▶ [Task directions] The entries below contain pictures. Retype everything except those pictures, exactly as given.

## BEGIN

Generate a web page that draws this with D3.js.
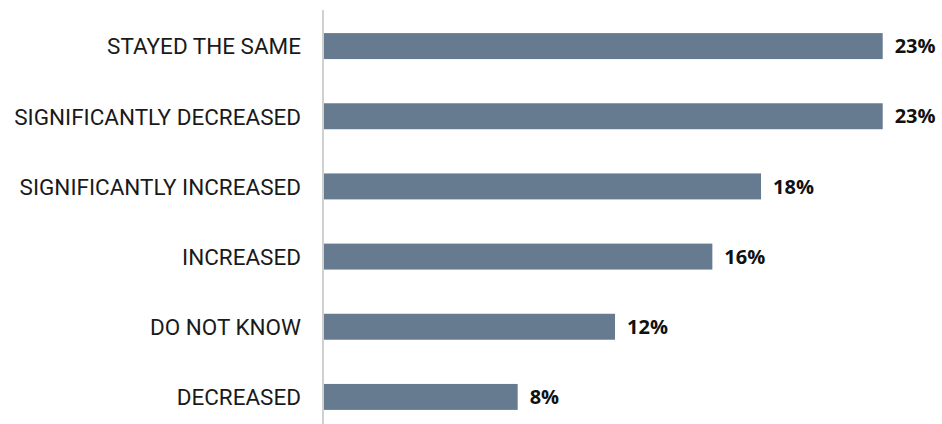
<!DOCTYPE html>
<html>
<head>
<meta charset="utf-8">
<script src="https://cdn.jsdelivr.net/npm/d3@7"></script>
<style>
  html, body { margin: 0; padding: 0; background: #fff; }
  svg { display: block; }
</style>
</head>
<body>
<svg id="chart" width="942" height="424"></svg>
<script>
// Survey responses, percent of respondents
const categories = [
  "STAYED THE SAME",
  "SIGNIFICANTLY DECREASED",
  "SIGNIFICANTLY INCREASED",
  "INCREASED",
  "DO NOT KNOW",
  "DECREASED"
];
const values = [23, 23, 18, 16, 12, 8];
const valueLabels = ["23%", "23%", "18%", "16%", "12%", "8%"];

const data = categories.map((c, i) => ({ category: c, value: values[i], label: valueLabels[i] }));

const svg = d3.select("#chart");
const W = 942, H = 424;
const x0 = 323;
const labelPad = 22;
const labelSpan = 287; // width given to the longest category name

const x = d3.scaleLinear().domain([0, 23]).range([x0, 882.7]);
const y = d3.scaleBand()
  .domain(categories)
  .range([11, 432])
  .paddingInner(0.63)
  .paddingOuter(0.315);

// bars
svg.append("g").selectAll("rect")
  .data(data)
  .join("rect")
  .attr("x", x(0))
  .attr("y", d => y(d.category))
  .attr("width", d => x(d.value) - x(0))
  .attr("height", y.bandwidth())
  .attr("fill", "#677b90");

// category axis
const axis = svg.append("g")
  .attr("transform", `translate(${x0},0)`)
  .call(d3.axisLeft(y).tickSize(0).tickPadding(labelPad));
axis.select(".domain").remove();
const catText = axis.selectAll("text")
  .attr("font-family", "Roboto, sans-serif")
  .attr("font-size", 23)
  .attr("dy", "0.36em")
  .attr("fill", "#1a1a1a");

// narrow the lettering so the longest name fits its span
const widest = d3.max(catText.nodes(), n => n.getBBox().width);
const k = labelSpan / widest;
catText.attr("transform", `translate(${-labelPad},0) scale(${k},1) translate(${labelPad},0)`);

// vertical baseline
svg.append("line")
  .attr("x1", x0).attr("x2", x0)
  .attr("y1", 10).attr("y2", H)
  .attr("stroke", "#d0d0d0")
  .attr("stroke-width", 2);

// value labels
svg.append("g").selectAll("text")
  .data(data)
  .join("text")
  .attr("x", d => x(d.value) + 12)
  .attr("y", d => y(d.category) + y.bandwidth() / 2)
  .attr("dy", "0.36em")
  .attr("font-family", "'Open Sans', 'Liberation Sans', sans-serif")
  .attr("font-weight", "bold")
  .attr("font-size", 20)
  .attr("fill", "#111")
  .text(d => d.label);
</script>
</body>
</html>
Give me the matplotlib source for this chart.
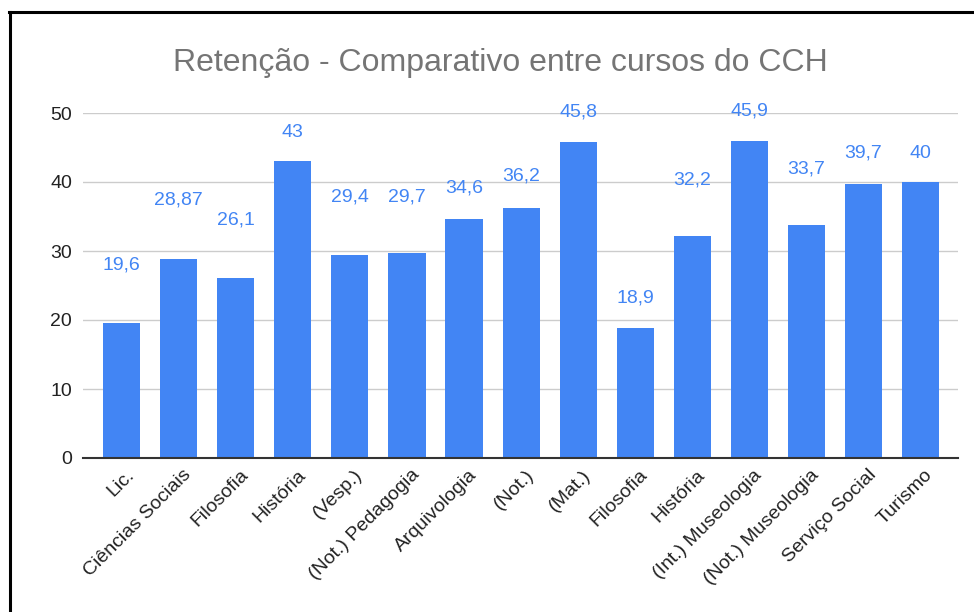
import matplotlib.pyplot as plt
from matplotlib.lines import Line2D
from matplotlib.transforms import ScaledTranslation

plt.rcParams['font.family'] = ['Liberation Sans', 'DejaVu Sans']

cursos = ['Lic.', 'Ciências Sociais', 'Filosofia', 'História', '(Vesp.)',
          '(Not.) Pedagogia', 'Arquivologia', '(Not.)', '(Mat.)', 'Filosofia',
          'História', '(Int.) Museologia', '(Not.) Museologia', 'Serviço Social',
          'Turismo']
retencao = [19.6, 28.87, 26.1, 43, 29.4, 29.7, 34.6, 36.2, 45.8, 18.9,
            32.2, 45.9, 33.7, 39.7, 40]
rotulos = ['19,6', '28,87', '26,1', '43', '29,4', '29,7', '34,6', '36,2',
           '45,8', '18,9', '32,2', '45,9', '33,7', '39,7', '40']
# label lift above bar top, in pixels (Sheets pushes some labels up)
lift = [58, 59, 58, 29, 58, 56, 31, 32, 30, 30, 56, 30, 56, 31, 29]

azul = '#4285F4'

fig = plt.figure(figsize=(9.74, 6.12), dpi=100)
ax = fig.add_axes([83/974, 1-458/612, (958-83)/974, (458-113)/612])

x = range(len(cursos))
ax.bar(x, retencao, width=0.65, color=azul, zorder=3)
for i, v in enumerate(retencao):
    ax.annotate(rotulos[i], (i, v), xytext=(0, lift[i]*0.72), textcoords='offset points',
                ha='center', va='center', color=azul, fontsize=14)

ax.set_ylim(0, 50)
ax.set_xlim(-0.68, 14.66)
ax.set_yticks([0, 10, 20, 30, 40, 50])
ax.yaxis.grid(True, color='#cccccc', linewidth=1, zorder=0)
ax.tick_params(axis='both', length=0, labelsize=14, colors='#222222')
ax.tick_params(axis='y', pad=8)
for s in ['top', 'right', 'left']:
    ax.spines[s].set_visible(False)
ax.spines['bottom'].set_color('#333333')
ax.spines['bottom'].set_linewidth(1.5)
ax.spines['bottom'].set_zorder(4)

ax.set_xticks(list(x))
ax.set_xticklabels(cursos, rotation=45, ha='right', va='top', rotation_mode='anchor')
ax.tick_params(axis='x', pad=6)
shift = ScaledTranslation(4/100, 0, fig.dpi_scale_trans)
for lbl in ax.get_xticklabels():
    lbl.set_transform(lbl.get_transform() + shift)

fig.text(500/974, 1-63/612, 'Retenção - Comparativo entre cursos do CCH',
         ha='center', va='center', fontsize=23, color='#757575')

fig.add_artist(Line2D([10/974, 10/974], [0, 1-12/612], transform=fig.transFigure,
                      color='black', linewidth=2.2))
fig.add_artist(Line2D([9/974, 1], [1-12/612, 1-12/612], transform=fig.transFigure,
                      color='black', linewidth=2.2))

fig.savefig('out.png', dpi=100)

## END

▶ [Result of the exercise]
Generate a web page that draws this with D3.js.
<!DOCTYPE html>
<html>
<head>
<meta charset="utf-8">
<script src="https://cdn.jsdelivr.net/npm/d3@7"></script>
<style>
  html, body { margin: 0; padding: 0; background: #fff; }
  svg { display: block; }
</style>
</head>
<body>
<svg id="chart" width="942" height="424"></svg>
<script>
// Survey responses, percent of respondents
const categories = [
  "STAYED THE SAME",
  "SIGNIFICANTLY DECREASED",
  "SIGNIFICANTLY INCREASED",
  "INCREASED",
  "DO NOT KNOW",
  "DECREASED"
];
const values = [23, 23, 18, 16, 12, 8];
const valueLabels = ["23%", "23%", "18%", "16%", "12%", "8%"];

const data = categories.map((c, i) => ({ category: c, value: values[i], label: valueLabels[i] }));

const svg = d3.select("#chart");
const W = 942, H = 424;
const x0 = 323;
const labelPad = 22;
const labelSpan = 287; // width given to the longest category name

const x = d3.scaleLinear().domain([0, 23]).range([x0, 882.7]);
const y = d3.scaleBand()
  .domain(categories)
  .range([11, 432])
  .paddingInner(0.63)
  .paddingOuter(0.315);

// bars
svg.append("g").selectAll("rect")
  .data(data)
  .join("rect")
  .attr("x", x(0))
  .attr("y", d => y(d.category))
  .attr("width", d => x(d.value) - x(0))
  .attr("height", y.bandwidth())
  .attr("fill", "#677b90");

// category axis
const axis = svg.append("g")
  .attr("transform", `translate(${x0},0)`)
  .call(d3.axisLeft(y).tickSize(0).tickPadding(labelPad));
axis.select(".domain").remove();
const catText = axis.selectAll("text")
  .attr("font-family", "Roboto, sans-serif")
  .attr("font-size", 23)
  .attr("dy", "0.36em")
  .attr("fill", "#1a1a1a");

// narrow the lettering so the longest name fits its span
const widest = d3.max(catText.nodes(), n => n.getBBox().width);
const k = labelSpan / widest;
catText.attr("transform", `translate(${-labelPad},0) scale(${k},1) translate(${labelPad},0)`);

// vertical baseline
svg.append("line")
  .attr("x1", x0).attr("x2", x0)
  .attr("y1", 10).attr("y2", H)
  .attr("stroke", "#d0d0d0")
  .attr("stroke-width", 2);

// value labels
svg.append("g").selectAll("text")
  .data(data)
  .join("text")
  .attr("x", d => x(d.value) + 12)
  .attr("y", d => y(d.category) + y.bandwidth() / 2)
  .attr("dy", "0.36em")
  .attr("font-family", "'Open Sans', 'Liberation Sans', sans-serif")
  .attr("font-weight", "bold")
  .attr("font-size", 20)
  .attr("fill", "#111")
  .text(d => d.label);
</script>
</body>
</html>
Give me the matplotlib source for this chart.
import matplotlib.pyplot as plt
from matplotlib.lines import Line2D
from matplotlib.transforms import ScaledTranslation

plt.rcParams['font.family'] = ['Liberation Sans', 'DejaVu Sans']

cursos = ['Lic.', 'Ciências Sociais', 'Filosofia', 'História', '(Vesp.)',
          '(Not.) Pedagogia', 'Arquivologia', '(Not.)', '(Mat.)', 'Filosofia',
          'História', '(Int.) Museologia', '(Not.) Museologia', 'Serviço Social',
          'Turismo']
retencao = [19.6, 28.87, 26.1, 43, 29.4, 29.7, 34.6, 36.2, 45.8, 18.9,
            32.2, 45.9, 33.7, 39.7, 40]
rotulos = ['19,6', '28,87', '26,1', '43', '29,4', '29,7', '34,6', '36,2',
           '45,8', '18,9', '32,2', '45,9', '33,7', '39,7', '40']
# label lift above bar top, in pixels (Sheets pushes some labels up)
lift = [58, 59, 58, 29, 58, 56, 31, 32, 30, 30, 56, 30, 56, 31, 29]

azul = '#4285F4'

fig = plt.figure(figsize=(9.74, 6.12), dpi=100)
ax = fig.add_axes([83/974, 1-458/612, (958-83)/974, (458-113)/612])

x = range(len(cursos))
ax.bar(x, retencao, width=0.65, color=azul, zorder=3)
for i, v in enumerate(retencao):
    ax.annotate(rotulos[i], (i, v), xytext=(0, lift[i]*0.72), textcoords='offset points',
                ha='center', va='center', color=azul, fontsize=14)

ax.set_ylim(0, 50)
ax.set_xlim(-0.68, 14.66)
ax.set_yticks([0, 10, 20, 30, 40, 50])
ax.yaxis.grid(True, color='#cccccc', linewidth=1, zorder=0)
ax.tick_params(axis='both', length=0, labelsize=14, colors='#222222')
ax.tick_params(axis='y', pad=8)
for s in ['top', 'right', 'left']:
    ax.spines[s].set_visible(False)
ax.spines['bottom'].set_color('#333333')
ax.spines['bottom'].set_linewidth(1.5)
ax.spines['bottom'].set_zorder(4)

ax.set_xticks(list(x))
ax.set_xticklabels(cursos, rotation=45, ha='right', va='top', rotation_mode='anchor')
ax.tick_params(axis='x', pad=6)
shift = ScaledTranslation(4/100, 0, fig.dpi_scale_trans)
for lbl in ax.get_xticklabels():
    lbl.set_transform(lbl.get_transform() + shift)

fig.text(500/974, 1-63/612, 'Retenção - Comparativo entre cursos do CCH',
         ha='center', va='center', fontsize=23, color='#757575')

fig.add_artist(Line2D([10/974, 10/974], [0, 1-12/612], transform=fig.transFigure,
                      color='black', linewidth=2.2))
fig.add_artist(Line2D([9/974, 1], [1-12/612, 1-12/612], transform=fig.transFigure,
                      color='black', linewidth=2.2))

fig.savefig('out.png', dpi=100)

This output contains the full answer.